The programming he has overseen with Ms. Raymond has been strong, with a Thomas Hirschhorn artwork at a housing project in the South Bronx being one of the most talked-about installations of the past year. What sounds like a revelatory Carl Andre show is in the works.
And then there is the silver lining of that Sotheby’s sale. Because it earned almost double what was expected, Dia will likely have an acquisition endowment for the first time in its history. “Just think of the collection of Dia if this commitment that existed to the commissions could have also been extended through the collection,” Mr. Vergne mused. “What would be the collection today?”
Many are waiting for Dia to reopen in Manhattan. “It is important to me that Dia exist within the city structure, open to people.” Mr. Weiner said.
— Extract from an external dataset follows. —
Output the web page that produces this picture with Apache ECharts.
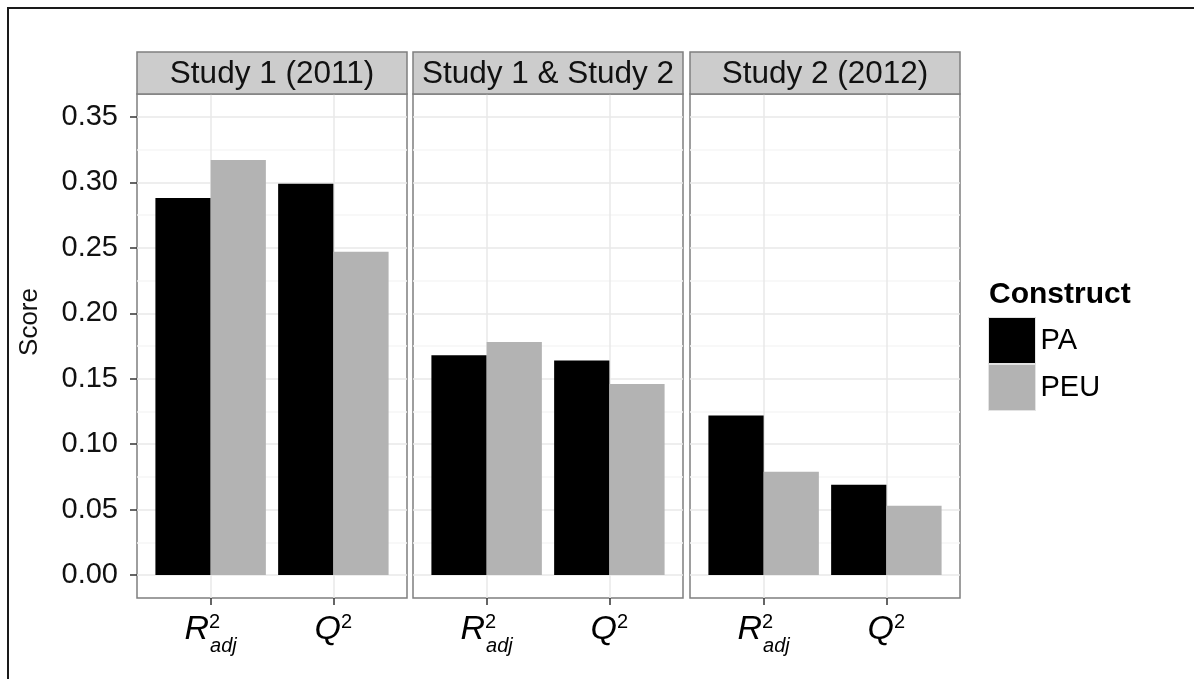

He would like to see it “offer this kind of space to another new generation coming in. … It’s a different model, and from that model, people can maybe build an even better model.”
Meanwhile, Dia is hatching plans for a new artist project. “We’re preparing a new long-term site,” Mr. Vergne said, declining to go into specifics. “Totally new. I’m very, very proud of that.” Ms. Raymond said the site, in Europe, would be unveiled by the end of 2014.
Mr. Friedrich is lobbying for Dia to forget about the expensive new building in Chelsea and instead turn the existing structures into galleries after some modest renovations. La Monte Young and Marian Zazeela, who now have a modestly sized Dream House in Tribeca, would like a permanent installation in the 22nd Street Dia. “It could be what we leave to the American people,” Mr. Young said.
Though he now runs a small museum in rural Germany, Mr. Friedrich remains proud of Dia’s accomplishments and continues to feel invested in its future. “It is much more powerful than anyone can ever imagine,” he said. Later, he started talking about a plan he would like to see Dia develop in Beacon—a large Walter De Maria sculpture to be housed in a Peter Zumthor-designed building behind the museum. He dashed out the café door and returned in five minutes with a book containing renderings. “It will be one of the most amazing public art spaces,” he said. “With that, Beacon would become a worldwide attraction.”
Update, Feb. 7, 5:30 p.m.: After reviewing the recording of the interview with Mr. Friedrich, his quotation early in this article has been changed from “I turned around and said, ‘Philippe, shoot yourself.’ I couldn’t talk to him anymore.” to “I turned around and said, ‘Philippe, you shoot yourself.’ I couldn’t talk to him anymore.” The implication being that Dia would be doing harm to itself by deaccessioning work. I apologize for the error.